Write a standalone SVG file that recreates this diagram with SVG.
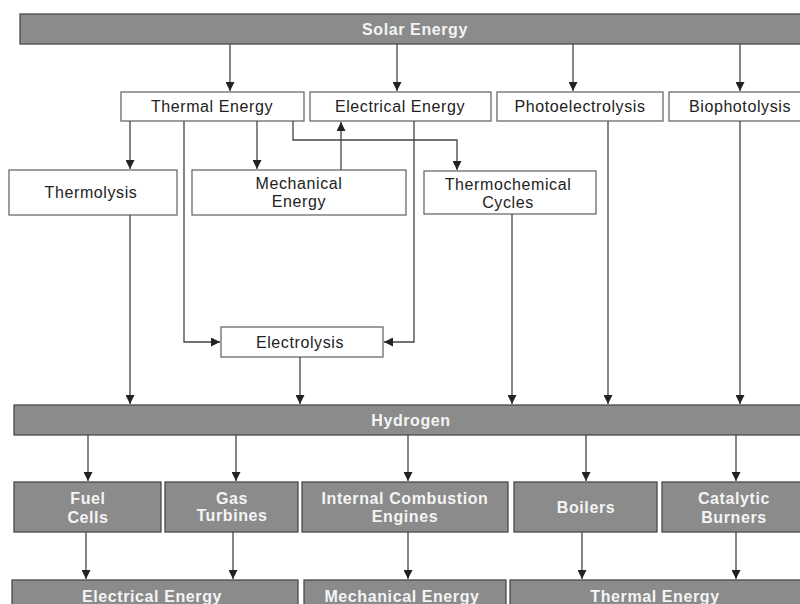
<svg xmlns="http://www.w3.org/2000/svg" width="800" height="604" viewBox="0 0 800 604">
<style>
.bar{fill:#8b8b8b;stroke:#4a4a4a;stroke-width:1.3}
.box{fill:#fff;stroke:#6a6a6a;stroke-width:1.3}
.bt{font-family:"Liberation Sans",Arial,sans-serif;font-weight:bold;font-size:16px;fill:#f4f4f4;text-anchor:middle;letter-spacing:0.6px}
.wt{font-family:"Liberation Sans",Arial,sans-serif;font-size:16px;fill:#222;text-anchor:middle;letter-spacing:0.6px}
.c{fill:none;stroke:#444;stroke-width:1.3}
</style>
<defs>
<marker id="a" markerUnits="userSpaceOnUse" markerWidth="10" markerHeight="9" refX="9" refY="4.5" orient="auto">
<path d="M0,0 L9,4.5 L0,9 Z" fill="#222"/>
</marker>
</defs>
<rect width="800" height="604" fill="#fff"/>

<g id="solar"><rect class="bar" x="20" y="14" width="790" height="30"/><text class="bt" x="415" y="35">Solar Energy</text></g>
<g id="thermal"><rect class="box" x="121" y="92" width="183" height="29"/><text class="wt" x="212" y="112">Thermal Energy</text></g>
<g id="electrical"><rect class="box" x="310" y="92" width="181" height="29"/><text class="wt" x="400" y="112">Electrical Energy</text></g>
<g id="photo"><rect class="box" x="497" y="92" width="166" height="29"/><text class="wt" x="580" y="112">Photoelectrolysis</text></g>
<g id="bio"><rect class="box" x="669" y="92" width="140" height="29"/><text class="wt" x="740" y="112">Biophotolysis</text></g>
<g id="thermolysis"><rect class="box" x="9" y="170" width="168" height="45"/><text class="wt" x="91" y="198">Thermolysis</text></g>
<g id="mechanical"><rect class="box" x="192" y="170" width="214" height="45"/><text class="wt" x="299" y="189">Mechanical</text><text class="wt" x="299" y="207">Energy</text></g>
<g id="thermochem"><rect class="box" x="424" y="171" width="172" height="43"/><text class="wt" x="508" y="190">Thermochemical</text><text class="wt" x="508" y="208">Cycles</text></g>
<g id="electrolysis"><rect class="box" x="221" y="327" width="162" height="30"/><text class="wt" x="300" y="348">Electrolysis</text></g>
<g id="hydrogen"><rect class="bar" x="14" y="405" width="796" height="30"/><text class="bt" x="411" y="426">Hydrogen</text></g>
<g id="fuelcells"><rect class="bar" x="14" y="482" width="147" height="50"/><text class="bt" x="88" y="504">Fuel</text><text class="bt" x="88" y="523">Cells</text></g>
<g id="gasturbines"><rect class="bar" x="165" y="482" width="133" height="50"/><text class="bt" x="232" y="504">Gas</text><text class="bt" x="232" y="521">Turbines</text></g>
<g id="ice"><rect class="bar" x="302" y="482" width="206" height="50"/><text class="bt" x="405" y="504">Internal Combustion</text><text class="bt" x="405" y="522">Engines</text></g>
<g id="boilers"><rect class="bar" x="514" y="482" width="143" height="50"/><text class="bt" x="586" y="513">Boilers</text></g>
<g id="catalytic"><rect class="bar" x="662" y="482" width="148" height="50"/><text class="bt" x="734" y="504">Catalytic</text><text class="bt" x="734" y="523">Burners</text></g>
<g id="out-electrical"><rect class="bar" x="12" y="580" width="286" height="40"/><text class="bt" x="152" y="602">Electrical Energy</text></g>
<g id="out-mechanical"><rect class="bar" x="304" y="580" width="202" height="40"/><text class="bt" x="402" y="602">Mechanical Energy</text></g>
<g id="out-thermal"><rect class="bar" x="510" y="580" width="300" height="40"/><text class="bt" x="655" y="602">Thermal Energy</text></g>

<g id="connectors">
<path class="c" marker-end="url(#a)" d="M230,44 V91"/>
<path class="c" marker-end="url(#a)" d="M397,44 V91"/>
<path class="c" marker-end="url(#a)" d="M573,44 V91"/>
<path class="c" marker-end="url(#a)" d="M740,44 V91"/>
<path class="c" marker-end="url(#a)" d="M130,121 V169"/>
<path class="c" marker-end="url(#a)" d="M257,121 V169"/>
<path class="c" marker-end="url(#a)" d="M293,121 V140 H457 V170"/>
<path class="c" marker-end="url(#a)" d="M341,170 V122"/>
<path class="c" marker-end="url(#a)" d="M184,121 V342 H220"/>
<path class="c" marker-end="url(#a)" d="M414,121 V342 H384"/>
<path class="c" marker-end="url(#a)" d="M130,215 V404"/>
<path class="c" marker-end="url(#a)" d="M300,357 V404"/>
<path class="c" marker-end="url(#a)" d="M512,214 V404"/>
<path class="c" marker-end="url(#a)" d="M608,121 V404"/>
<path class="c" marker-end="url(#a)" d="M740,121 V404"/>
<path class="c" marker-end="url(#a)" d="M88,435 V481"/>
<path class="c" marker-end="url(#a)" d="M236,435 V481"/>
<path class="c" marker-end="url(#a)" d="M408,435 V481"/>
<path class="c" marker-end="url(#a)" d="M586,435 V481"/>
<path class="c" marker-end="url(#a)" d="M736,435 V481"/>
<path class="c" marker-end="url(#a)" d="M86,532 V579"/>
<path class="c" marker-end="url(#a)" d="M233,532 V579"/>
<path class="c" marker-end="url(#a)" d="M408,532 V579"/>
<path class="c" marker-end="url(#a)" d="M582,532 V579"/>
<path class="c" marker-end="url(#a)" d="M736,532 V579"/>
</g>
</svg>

*****

TASK TO COMPLETE> Without including any picture, repeat the data exactly.

ANSWER FOR THIS EXERCISE>
Write a standalone SVG file that recreates this diagram with SVG.
<svg xmlns="http://www.w3.org/2000/svg" width="800" height="604" viewBox="0 0 800 604">
<style>
.bar{fill:#8b8b8b;stroke:#4a4a4a;stroke-width:1.3}
.box{fill:#fff;stroke:#6a6a6a;stroke-width:1.3}
.bt{font-family:"Liberation Sans",Arial,sans-serif;font-weight:bold;font-size:16px;fill:#f4f4f4;text-anchor:middle;letter-spacing:0.6px}
.wt{font-family:"Liberation Sans",Arial,sans-serif;font-size:16px;fill:#222;text-anchor:middle;letter-spacing:0.6px}
.c{fill:none;stroke:#444;stroke-width:1.3}
</style>
<defs>
<marker id="a" markerUnits="userSpaceOnUse" markerWidth="10" markerHeight="9" refX="9" refY="4.5" orient="auto">
<path d="M0,0 L9,4.5 L0,9 Z" fill="#222"/>
</marker>
</defs>
<rect width="800" height="604" fill="#fff"/>

<g id="solar"><rect class="bar" x="20" y="14" width="790" height="30"/><text class="bt" x="415" y="35">Solar Energy</text></g>
<g id="thermal"><rect class="box" x="121" y="92" width="183" height="29"/><text class="wt" x="212" y="112">Thermal Energy</text></g>
<g id="electrical"><rect class="box" x="310" y="92" width="181" height="29"/><text class="wt" x="400" y="112">Electrical Energy</text></g>
<g id="photo"><rect class="box" x="497" y="92" width="166" height="29"/><text class="wt" x="580" y="112">Photoelectrolysis</text></g>
<g id="bio"><rect class="box" x="669" y="92" width="140" height="29"/><text class="wt" x="740" y="112">Biophotolysis</text></g>
<g id="thermolysis"><rect class="box" x="9" y="170" width="168" height="45"/><text class="wt" x="91" y="198">Thermolysis</text></g>
<g id="mechanical"><rect class="box" x="192" y="170" width="214" height="45"/><text class="wt" x="299" y="189">Mechanical</text><text class="wt" x="299" y="207">Energy</text></g>
<g id="thermochem"><rect class="box" x="424" y="171" width="172" height="43"/><text class="wt" x="508" y="190">Thermochemical</text><text class="wt" x="508" y="208">Cycles</text></g>
<g id="electrolysis"><rect class="box" x="221" y="327" width="162" height="30"/><text class="wt" x="300" y="348">Electrolysis</text></g>
<g id="hydrogen"><rect class="bar" x="14" y="405" width="796" height="30"/><text class="bt" x="411" y="426">Hydrogen</text></g>
<g id="fuelcells"><rect class="bar" x="14" y="482" width="147" height="50"/><text class="bt" x="88" y="504">Fuel</text><text class="bt" x="88" y="523">Cells</text></g>
<g id="gasturbines"><rect class="bar" x="165" y="482" width="133" height="50"/><text class="bt" x="232" y="504">Gas</text><text class="bt" x="232" y="521">Turbines</text></g>
<g id="ice"><rect class="bar" x="302" y="482" width="206" height="50"/><text class="bt" x="405" y="504">Internal Combustion</text><text class="bt" x="405" y="522">Engines</text></g>
<g id="boilers"><rect class="bar" x="514" y="482" width="143" height="50"/><text class="bt" x="586" y="513">Boilers</text></g>
<g id="catalytic"><rect class="bar" x="662" y="482" width="148" height="50"/><text class="bt" x="734" y="504">Catalytic</text><text class="bt" x="734" y="523">Burners</text></g>
<g id="out-electrical"><rect class="bar" x="12" y="580" width="286" height="40"/><text class="bt" x="152" y="602">Electrical Energy</text></g>
<g id="out-mechanical"><rect class="bar" x="304" y="580" width="202" height="40"/><text class="bt" x="402" y="602">Mechanical Energy</text></g>
<g id="out-thermal"><rect class="bar" x="510" y="580" width="300" height="40"/><text class="bt" x="655" y="602">Thermal Energy</text></g>

<g id="connectors">
<path class="c" marker-end="url(#a)" d="M230,44 V91"/>
<path class="c" marker-end="url(#a)" d="M397,44 V91"/>
<path class="c" marker-end="url(#a)" d="M573,44 V91"/>
<path class="c" marker-end="url(#a)" d="M740,44 V91"/>
<path class="c" marker-end="url(#a)" d="M130,121 V169"/>
<path class="c" marker-end="url(#a)" d="M257,121 V169"/>
<path class="c" marker-end="url(#a)" d="M293,121 V140 H457 V170"/>
<path class="c" marker-end="url(#a)" d="M341,170 V122"/>
<path class="c" marker-end="url(#a)" d="M184,121 V342 H220"/>
<path class="c" marker-end="url(#a)" d="M414,121 V342 H384"/>
<path class="c" marker-end="url(#a)" d="M130,215 V404"/>
<path class="c" marker-end="url(#a)" d="M300,357 V404"/>
<path class="c" marker-end="url(#a)" d="M512,214 V404"/>
<path class="c" marker-end="url(#a)" d="M608,121 V404"/>
<path class="c" marker-end="url(#a)" d="M740,121 V404"/>
<path class="c" marker-end="url(#a)" d="M88,435 V481"/>
<path class="c" marker-end="url(#a)" d="M236,435 V481"/>
<path class="c" marker-end="url(#a)" d="M408,435 V481"/>
<path class="c" marker-end="url(#a)" d="M586,435 V481"/>
<path class="c" marker-end="url(#a)" d="M736,435 V481"/>
<path class="c" marker-end="url(#a)" d="M86,532 V579"/>
<path class="c" marker-end="url(#a)" d="M233,532 V579"/>
<path class="c" marker-end="url(#a)" d="M408,532 V579"/>
<path class="c" marker-end="url(#a)" d="M582,532 V579"/>
<path class="c" marker-end="url(#a)" d="M736,532 V579"/>
</g>
</svg>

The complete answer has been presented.